Naturellement, si j’ose dire, les « domaines publics » de la société de l’information peuvent être « contestés » par d’autres puissances (« contested commons »). L’espace en fait partie. On cite souvent, à cet égard, le récent tir d’un missile chinois sur l’un de ses propres satellites. Cela a pu être interprété comme un « message » adressé au monde sur la question de l’arsenalisation croissante de l’espace.

Les attaques de cyber guerre (cf l’affaire Google) font partie du même scénario de « contestation des communs ».

Un autre exemple de « communs », à la fois contestés et enchevêtrés (couplant des questions de stratégie militaire globale, et des systèmes clé pour les sociétés d’information): le système GPS, qui se voit concurrencé par le système européen Galileo.

On pourrait utilement chercher d’autres aspects stratégiques du concept de « position éminente » dans le cadre des sociétés de l’information. Ainsi, quel statut donner au renforcement continu de la propriété intellectuelle depuis plusieurs décennies ? (Barrages de brevets, frappes juridiques préemptives).
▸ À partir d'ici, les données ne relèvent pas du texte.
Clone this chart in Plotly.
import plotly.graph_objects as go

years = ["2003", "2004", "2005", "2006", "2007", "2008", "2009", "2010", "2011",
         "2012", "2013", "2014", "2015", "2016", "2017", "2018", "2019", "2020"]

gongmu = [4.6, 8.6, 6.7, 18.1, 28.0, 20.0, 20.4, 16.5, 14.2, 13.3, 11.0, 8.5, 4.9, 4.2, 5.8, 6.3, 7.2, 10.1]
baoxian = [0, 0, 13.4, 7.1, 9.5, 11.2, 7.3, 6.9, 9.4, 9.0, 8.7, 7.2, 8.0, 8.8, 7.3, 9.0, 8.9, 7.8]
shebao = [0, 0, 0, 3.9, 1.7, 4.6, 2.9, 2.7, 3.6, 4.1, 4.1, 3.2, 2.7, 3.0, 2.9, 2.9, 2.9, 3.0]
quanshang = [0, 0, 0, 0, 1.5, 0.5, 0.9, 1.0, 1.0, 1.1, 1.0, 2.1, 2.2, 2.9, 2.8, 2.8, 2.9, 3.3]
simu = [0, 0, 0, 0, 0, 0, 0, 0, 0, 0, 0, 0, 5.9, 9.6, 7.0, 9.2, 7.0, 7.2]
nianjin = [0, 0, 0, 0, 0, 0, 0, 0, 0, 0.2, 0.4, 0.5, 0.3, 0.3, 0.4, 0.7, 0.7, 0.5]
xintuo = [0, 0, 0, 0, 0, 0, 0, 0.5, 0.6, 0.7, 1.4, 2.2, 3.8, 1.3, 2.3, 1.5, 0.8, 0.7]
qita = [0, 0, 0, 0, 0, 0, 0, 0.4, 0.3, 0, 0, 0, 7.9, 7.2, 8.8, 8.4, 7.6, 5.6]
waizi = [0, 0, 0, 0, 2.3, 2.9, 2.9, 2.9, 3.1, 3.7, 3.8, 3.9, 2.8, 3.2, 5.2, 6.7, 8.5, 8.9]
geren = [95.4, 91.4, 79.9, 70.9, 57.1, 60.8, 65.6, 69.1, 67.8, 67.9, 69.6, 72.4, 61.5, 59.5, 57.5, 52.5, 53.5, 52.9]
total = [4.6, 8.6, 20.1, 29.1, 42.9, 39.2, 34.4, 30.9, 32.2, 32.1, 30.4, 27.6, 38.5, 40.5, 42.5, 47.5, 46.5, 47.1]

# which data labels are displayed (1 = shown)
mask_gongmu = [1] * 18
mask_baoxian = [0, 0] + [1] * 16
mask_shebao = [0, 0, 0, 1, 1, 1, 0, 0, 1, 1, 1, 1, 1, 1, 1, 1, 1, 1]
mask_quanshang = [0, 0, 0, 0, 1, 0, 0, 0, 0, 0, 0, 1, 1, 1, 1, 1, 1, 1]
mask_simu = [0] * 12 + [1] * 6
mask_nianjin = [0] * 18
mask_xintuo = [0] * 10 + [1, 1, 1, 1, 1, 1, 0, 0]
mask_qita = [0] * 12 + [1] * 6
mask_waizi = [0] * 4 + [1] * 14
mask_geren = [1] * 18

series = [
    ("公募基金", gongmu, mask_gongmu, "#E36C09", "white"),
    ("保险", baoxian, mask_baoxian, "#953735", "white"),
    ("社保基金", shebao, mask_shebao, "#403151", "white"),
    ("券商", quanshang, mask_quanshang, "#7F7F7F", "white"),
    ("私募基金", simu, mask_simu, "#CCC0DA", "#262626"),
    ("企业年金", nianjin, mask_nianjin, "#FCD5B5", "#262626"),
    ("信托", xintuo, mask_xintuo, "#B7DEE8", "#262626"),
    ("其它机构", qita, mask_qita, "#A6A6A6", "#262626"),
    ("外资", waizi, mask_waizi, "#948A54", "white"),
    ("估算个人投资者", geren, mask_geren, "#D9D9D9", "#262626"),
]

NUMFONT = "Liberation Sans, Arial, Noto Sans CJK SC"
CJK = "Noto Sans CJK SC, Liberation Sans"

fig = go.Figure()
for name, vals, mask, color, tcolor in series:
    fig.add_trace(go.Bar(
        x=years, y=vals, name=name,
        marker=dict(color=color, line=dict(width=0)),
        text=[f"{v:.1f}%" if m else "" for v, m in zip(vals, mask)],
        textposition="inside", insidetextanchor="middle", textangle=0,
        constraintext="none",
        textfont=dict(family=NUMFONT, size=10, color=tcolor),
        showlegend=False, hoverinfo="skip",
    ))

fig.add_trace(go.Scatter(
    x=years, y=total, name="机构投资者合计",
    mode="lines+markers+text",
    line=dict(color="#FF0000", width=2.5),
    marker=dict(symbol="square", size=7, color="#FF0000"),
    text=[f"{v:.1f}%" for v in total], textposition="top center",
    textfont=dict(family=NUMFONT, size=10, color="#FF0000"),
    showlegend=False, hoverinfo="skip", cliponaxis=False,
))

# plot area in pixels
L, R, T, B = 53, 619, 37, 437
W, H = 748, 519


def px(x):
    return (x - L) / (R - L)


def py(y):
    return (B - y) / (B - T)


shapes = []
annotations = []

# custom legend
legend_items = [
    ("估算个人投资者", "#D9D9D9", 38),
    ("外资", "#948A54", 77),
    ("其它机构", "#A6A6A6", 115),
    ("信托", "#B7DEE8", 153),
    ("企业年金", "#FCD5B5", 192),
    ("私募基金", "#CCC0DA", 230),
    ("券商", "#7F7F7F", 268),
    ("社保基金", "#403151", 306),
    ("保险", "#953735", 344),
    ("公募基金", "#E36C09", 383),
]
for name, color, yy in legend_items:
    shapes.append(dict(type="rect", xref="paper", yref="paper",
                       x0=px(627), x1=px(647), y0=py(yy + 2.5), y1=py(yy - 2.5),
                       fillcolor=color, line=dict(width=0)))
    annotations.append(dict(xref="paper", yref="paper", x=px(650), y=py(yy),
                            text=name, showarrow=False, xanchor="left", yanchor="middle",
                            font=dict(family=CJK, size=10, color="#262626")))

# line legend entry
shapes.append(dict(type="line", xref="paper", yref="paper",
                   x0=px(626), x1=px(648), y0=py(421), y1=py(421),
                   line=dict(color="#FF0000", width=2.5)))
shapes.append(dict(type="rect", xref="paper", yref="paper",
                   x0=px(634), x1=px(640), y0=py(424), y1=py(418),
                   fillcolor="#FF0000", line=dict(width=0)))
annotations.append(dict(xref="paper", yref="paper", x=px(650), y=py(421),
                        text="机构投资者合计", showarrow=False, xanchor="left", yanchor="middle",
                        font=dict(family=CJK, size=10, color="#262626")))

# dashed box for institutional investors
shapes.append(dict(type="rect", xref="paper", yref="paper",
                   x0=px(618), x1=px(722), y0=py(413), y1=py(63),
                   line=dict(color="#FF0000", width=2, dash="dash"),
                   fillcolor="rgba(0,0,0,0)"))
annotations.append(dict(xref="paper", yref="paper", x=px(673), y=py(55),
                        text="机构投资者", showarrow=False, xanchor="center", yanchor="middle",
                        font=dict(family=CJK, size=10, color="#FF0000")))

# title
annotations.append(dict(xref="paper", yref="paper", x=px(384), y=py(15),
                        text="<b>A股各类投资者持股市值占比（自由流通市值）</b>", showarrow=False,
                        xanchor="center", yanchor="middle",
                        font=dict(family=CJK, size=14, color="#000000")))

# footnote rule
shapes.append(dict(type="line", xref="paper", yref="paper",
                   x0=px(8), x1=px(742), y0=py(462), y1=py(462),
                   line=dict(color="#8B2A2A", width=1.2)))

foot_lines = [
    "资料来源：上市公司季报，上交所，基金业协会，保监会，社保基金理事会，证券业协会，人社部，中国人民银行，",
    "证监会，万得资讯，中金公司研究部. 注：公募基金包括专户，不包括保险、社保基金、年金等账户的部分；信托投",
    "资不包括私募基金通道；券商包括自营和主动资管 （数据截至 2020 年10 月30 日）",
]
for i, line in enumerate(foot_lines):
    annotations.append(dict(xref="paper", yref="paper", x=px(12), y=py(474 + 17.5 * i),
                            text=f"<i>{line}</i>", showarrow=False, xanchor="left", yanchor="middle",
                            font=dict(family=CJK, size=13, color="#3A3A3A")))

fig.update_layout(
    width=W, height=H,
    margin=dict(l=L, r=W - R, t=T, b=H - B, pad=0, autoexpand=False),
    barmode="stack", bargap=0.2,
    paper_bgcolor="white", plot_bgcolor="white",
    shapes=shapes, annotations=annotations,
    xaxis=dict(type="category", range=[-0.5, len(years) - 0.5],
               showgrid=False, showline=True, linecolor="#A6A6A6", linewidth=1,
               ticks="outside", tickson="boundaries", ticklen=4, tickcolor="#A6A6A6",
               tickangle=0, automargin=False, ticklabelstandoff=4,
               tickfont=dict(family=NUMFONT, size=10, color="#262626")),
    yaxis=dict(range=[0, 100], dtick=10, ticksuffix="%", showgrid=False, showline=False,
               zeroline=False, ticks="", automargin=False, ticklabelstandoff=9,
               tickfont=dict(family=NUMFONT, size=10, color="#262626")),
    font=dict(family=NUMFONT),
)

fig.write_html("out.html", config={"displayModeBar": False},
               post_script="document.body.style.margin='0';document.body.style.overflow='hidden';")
Le non-débat public et démocratique sur l’Accord commercial Anti-Contrefaçon (ACAC ou ACTA en anglais) en fait partie.

Font aussi partie de la stratégie du « contrôle des communs », les questions de la captation privative des capitaux cognitifs (Google), sociaux (Facebook), attentionnels (Twitter), humains (marchandisation des données personnelles, observation et de l’exploitation des « intentions » des usagers).

Il faudrait, plus généralement, s’interroger sur le rôle global, stratégique et tactique, des techniques d’appropriation et de domination du domaine public des informations et des connaissances, et les confronter à une réflexion, par ailleurs urgente,  sur la nature même de l’intérêt général mondial.